Dan answers your financial questions

Having previously rented, my wife and I now want to buy a home in the area where we have lived for many years. We have approached a number of auctioneers about properties that have been offered for sale and we feel that the prices they are quoting are utterly unrealistic.

Unfortunately we have been unable to obtain accurate price information on the houses and apartments that have been sold in our area. When we asked the auctioneers concerned for this information, they declined claiming that it would be in breach of "data protection legislation". Can this possibly be true? What can we do to ensure that we don't end up overpaying if we decide to buy?


Hugh's situation is not unique. With property prices collapsing and the number of transactions way down, getting accurate price information, always difficult at the best of times, has now become virtually impossible.

The Permanent TSB/ESRI house price index, which is based on mortgages drawn down, is now months out of date and, due to the lack of transactions occurring, is now published quarterly rather than monthly. Meanwhile the Department of the Environment housing statistics, which cover all house sales, are published so long after the event as to be of purely archaeological significance. Matters aren't helped by the fact that auctioneers are forbidden to disclose sale prices without the consent of their clients. This is the sort of nonsense that gives data protection legislation a bad name. Still no information is better than, as in what has happened in a number of cases, some auctioneers publishing exaggerated prices for houses they had sold.
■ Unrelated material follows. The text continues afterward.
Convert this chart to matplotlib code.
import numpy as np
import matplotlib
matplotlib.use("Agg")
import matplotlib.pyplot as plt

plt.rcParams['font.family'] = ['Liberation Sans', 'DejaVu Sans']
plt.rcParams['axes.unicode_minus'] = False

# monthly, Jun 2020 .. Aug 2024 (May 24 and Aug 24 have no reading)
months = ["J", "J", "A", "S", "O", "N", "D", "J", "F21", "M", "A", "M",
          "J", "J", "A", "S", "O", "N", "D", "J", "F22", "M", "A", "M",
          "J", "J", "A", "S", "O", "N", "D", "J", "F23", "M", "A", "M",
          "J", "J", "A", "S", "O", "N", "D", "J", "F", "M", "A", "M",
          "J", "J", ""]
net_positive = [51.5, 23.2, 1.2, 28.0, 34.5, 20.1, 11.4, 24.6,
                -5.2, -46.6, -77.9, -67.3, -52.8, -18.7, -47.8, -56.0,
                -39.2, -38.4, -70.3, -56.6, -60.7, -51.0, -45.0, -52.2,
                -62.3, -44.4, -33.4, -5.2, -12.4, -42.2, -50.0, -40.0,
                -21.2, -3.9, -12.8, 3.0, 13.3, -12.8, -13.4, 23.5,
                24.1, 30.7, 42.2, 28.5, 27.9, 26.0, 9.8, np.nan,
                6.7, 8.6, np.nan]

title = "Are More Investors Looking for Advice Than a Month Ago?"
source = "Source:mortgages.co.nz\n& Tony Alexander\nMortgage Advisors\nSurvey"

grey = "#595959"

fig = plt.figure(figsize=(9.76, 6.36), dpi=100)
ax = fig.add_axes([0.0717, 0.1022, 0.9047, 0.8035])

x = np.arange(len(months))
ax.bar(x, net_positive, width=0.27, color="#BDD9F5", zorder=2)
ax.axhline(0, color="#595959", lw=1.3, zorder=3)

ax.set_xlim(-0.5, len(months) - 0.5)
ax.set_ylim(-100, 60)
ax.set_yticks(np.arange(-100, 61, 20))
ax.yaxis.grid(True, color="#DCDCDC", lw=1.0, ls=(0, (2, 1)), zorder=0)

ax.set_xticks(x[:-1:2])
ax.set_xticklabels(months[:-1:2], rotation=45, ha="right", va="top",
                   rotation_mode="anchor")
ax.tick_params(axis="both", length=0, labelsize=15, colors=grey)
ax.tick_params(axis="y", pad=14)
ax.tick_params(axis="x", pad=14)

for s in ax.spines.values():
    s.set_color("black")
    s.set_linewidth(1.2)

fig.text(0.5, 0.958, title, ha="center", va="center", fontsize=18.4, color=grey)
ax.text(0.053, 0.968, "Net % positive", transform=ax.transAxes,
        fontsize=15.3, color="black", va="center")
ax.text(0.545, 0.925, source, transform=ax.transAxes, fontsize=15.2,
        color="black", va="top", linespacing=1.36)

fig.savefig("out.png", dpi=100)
All of which means there is a crying need for up-to-date information on house prices. Now Justice Minister Dermot Ahern has got in on the act, promising the establishment of a new property price database. Mr Ahern is promising an amendment setting up such a database will be introduced into the Property Services (Regulation) Bill 2009, which is currently meandering through the Dail.
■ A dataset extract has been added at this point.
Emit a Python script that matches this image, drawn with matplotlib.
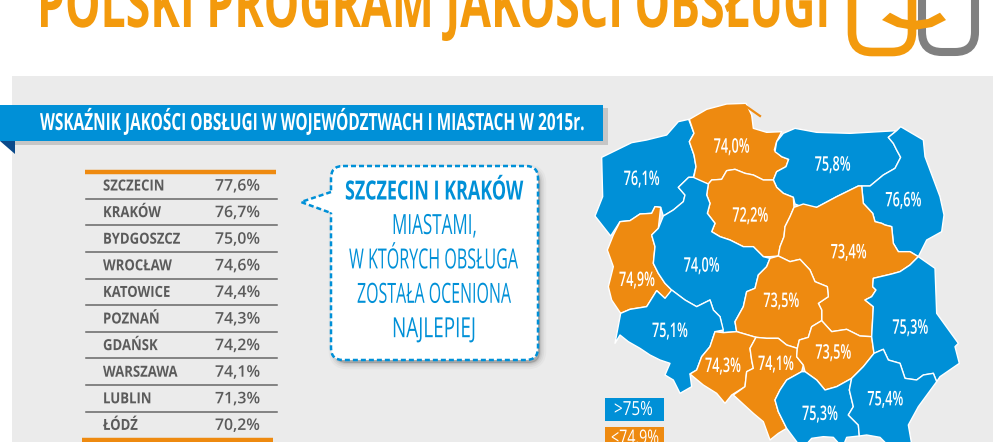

According to the minister, this will result in the "timely" publication of house price information when the Bill is enacted "later this year".

Just don't hold your breath. The job of compiling the house price database is to be given to the Property Services Regulatory Authority, a new quango that is supposed to regulate auctioneers, estate agents, letting agents and property management companies when the Property Services (Regulation) Bill becomes law.
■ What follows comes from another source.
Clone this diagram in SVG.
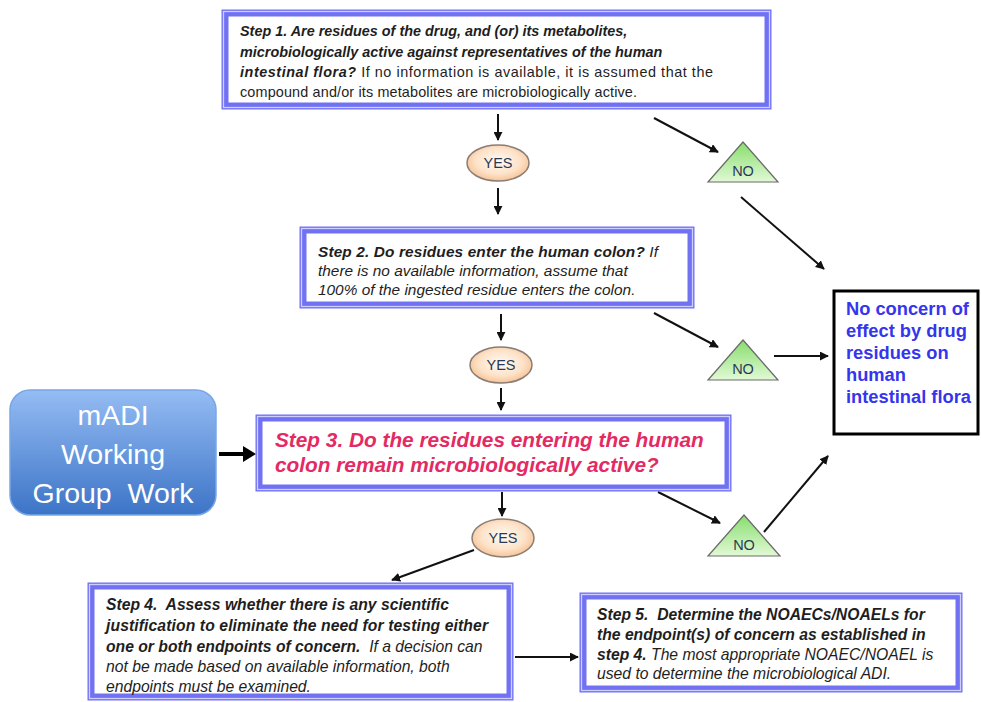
<svg xmlns="http://www.w3.org/2000/svg" width="981" height="702" viewBox="0 0 981 702">
<defs>
<style>
.box{fill:#fff;stroke:#7171f4;stroke-width:7}
.boxin{fill:none;stroke:#cfcfff;stroke-width:1.3}
.t{font-family:"Liberation Sans",Arial,sans-serif;fill:#1e1e1e}
.s1{font-size:14.4px}
.s2{font-size:15.4px}
.s4{font-size:15.7px}
.i{font-style:italic}
.r{font-style:normal}
.b{font-weight:bold}
.n{font-weight:normal}
.s3{font-family:"Liberation Sans",Arial,sans-serif;font-size:20.8px;font-weight:bold;font-style:italic;fill:#e42a62}
.nc{font-family:"Liberation Sans",Arial,sans-serif;font-size:18.3px;font-weight:bold;fill:#3535ee}
.yes{fill:url(#gy);stroke:#8a7d74;stroke-width:1.5}
.no{fill:url(#gn);stroke:#6a6a6a;stroke-width:1.2}
.lbl{font-family:"Liberation Sans",Arial,sans-serif;font-size:14.5px;fill:#2a3a55;text-anchor:middle}
.c{stroke:#111;stroke-width:2;fill:none;marker-end:url(#ah)}
.m{font-family:"Liberation Sans",Arial,sans-serif;font-size:28.5px;fill:#fff;text-anchor:middle}
</style>
<marker id="ah" viewBox="0 0 10 10" refX="9" refY="5" markerWidth="9" markerHeight="9" markerUnits="userSpaceOnUse" orient="auto">
<path d="M0,0 L10,5 L0,10 z" fill="#111"/>
</marker>
<radialGradient id="gy" cx="0.5" cy="0.45" r="0.6">
<stop offset="0" stop-color="#fffaf4"/>
<stop offset="0.6" stop-color="#fde2c8"/>
<stop offset="1" stop-color="#f5bb8a"/>
</radialGradient>
<linearGradient id="gn" x1="0" y1="0" x2="0" y2="1">
<stop offset="0" stop-color="#86dd6c"/>
<stop offset="1" stop-color="#e2f9d6"/>
</linearGradient>
<linearGradient id="gm" x1="0" y1="0" x2="0" y2="1">
<stop offset="0" stop-color="#95bcf4"/>
<stop offset="1" stop-color="#3c74c6"/>
</linearGradient>
</defs>

<g id="connectors">
<line class="c" x1="498" y1="114" x2="498" y2="140"/>
<line class="c" x1="498" y1="188" x2="498" y2="214"/>
<line class="c" x1="654" y1="118" x2="718" y2="152"/>
<line class="c" x1="741" y1="197" x2="824" y2="269"/>
<line class="c" x1="501" y1="314" x2="501" y2="340"/>
<line class="c" x1="501" y1="388" x2="501" y2="410"/>
<line class="c" x1="654" y1="313" x2="718" y2="347"/>
<line class="c" x1="774" y1="356" x2="828" y2="356"/>
<line stroke="#000" stroke-width="4" x1="219" y1="454" x2="247" y2="454"/>
<path d="M243,446 L256,454 L243,462 z" fill="#000"/>
<line class="c" x1="502" y1="492" x2="502" y2="516"/>
<line class="c" x1="658" y1="492" x2="720" y2="523"/>
<line class="c" x1="764" y1="532" x2="828" y2="456"/>
<line class="c" x1="474" y1="550" x2="392" y2="580"/>
<line class="c" x1="515" y1="657" x2="578" y2="657"/>
</g>

<g id="step1">
<rect class="box" x="225" y="13" width="543" height="93"/>
<rect class="boxin" x="223.5" y="11.5" width="546" height="96"/>
<text class="t s1 i b" x="240" y="36">Step 1. Are residues of the drug, and (or) its metabolites,</text>
<text class="t s1 i b" x="240" y="56.5">microbiologically active against representatives of the human</text>
<text class="t s1" x="240" y="77" textLength="473"><tspan class="i b">intestinal flora?</tspan><tspan class="r n"> If no information is available, it is assumed that the</tspan></text>
<text class="t s1 r n" x="240" y="97" textLength="397">compound and/or its metabolites are microbiologically active.</text>
</g>

<g id="yes1">
<ellipse class="yes" cx="498" cy="163" rx="31" ry="18"/>
<text class="lbl" x="498" y="168">YES</text>
</g>

<g id="no1">
<polygon class="no" points="743,142 778,182 708,182"/>
<text class="lbl" x="743" y="176">NO</text>
</g>

<g id="step2">
<rect class="box" x="303" y="230" width="388" height="75"/>
<rect class="boxin" x="301.5" y="228.5" width="391" height="78"/>
<text class="t s2 i b" x="318" y="257" textLength="340">Step 2. Do residues enter the human colon? <tspan class="n">If</tspan></text>
<text class="t s2 i" x="318" y="276">there is no available information, assume that</text>
<text class="t s2 i" x="318" y="295">100% of the ingested residue enters the colon.</text>
</g>

<g id="yes2">
<ellipse class="yes" cx="501" cy="365" rx="31" ry="18"/>
<text class="lbl" x="501" y="370">YES</text>
</g>

<g id="no2">
<polygon class="no" points="743,340 778,380 708,380"/>
<text class="lbl" x="743" y="374">NO</text>
</g>

<g id="noconcern">
<rect x="834" y="291" width="144" height="143" fill="#fff" stroke="#000" stroke-width="3"/>
<text class="nc" x="846" y="315">No concern of</text>
<text class="nc" x="846" y="337">effect by drug</text>
<text class="nc" x="846" y="359">residues on</text>
<text class="nc" x="846" y="381">human</text>
<text class="nc" x="846" y="403">intestinal flora</text>
</g>

<g id="madi">
<rect x="10" y="390" width="206" height="125" rx="20" fill="url(#gm)" stroke="#7aa6e6" stroke-width="1.5"/>
<text class="m" x="113" y="425">mADI</text>
<text class="m" x="113" y="464">Working</text>
<text class="m" x="113" y="503" xml:space="preserve">Group  Work</text>
</g>

<g id="step3">
<rect class="box" x="259" y="418" width="469" height="70"/>
<rect class="boxin" x="257.5" y="416.5" width="472" height="73"/>
<text class="s3" x="275" y="447">Step 3. Do the residues entering the human</text>
<text class="s3" x="275" y="472">colon remain microbiologically active?</text>
</g>

<g id="yes3">
<ellipse class="yes" cx="503" cy="538" rx="31" ry="19"/>
<text class="lbl" x="503" y="543">YES</text>
</g>

<g id="no3">
<polygon class="no" points="744,515 780,556 708,556"/>
<text class="lbl" x="744" y="550">NO</text>
</g>

<g id="step4">
<rect class="box" x="91" y="586" width="419" height="111"/>
<rect class="boxin" x="89.5" y="584.5" width="422" height="114"/>
<text class="t s4 i b" x="106" y="610" xml:space="preserve">Step 4.  Assess whether there is any scientific</text>
<text class="t s4 i b" x="106" y="631" textLength="382">justification to eliminate the need for testing either</text>
<text class="t s4 i b" x="106" y="652" xml:space="preserve">one or both endpoints of concern.  <tspan class="n">If a decision can</tspan></text>
<text class="t s4 i" x="106" y="672">not be made based on available information, both</text>
<text class="t s4 i" x="106" y="692">endpoints must be examined.</text>
</g>

<g id="step5">
<rect class="box" x="583" y="596" width="376" height="93"/>
<rect class="boxin" x="581.5" y="594.5" width="379" height="96"/>
<text class="t s4 i b" x="597" y="620" xml:space="preserve">Step 5.  Determine the NOAECs/NOAELs for</text>
<text class="t s4 i b" x="597" y="640">the endpoint(s) of concern as established in</text>
<text class="t s4 i b" x="597" y="660">step 4. <tspan class="n">The most appropriate NOAEC/NOAEL is</tspan></text>
<text class="t s4 i" x="597" y="679">used to determine the microbiological ADI.</text>
</g>
</svg>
Somehow I can't help feeling that the latest quango will have its hands more than full in its early years getting to grips with rogue auctioneers and that the property price database might have to take a back seat.

Even if it doesn't, there is likely to be an almighty turf war between the new agency and the Property Registration Authority, previously the Land Registry and Registry of Deeds, which has statutory responsibility for recording all changes in property ownership. It will no doubt argue that, as it already possesses all of the necessary information, that it should maintain the new database.

All of which means that it is likely to be a long time before Mr Ahern's proposed property price database makes the transition from silly-season political promise to actual reality.

I recently received an Arnotts gift card as a birthday present. Now that the banks have taken over the company, what is the position with my card? Can I still use it to make purchases at Arnotts?


Holders of gift cards issued by retailers that go bust are unsecured creditors and, as many Irish consumers have recently learned to their cost, can expect to recover very little if any of their money.

However, the good news is that Arnotts didn't go bust.

Instead its banks, who are owed more than €300m, exchanged some of their loans for shares and took effective control of the retailer. This means that Arnotts' gift cards are still valid.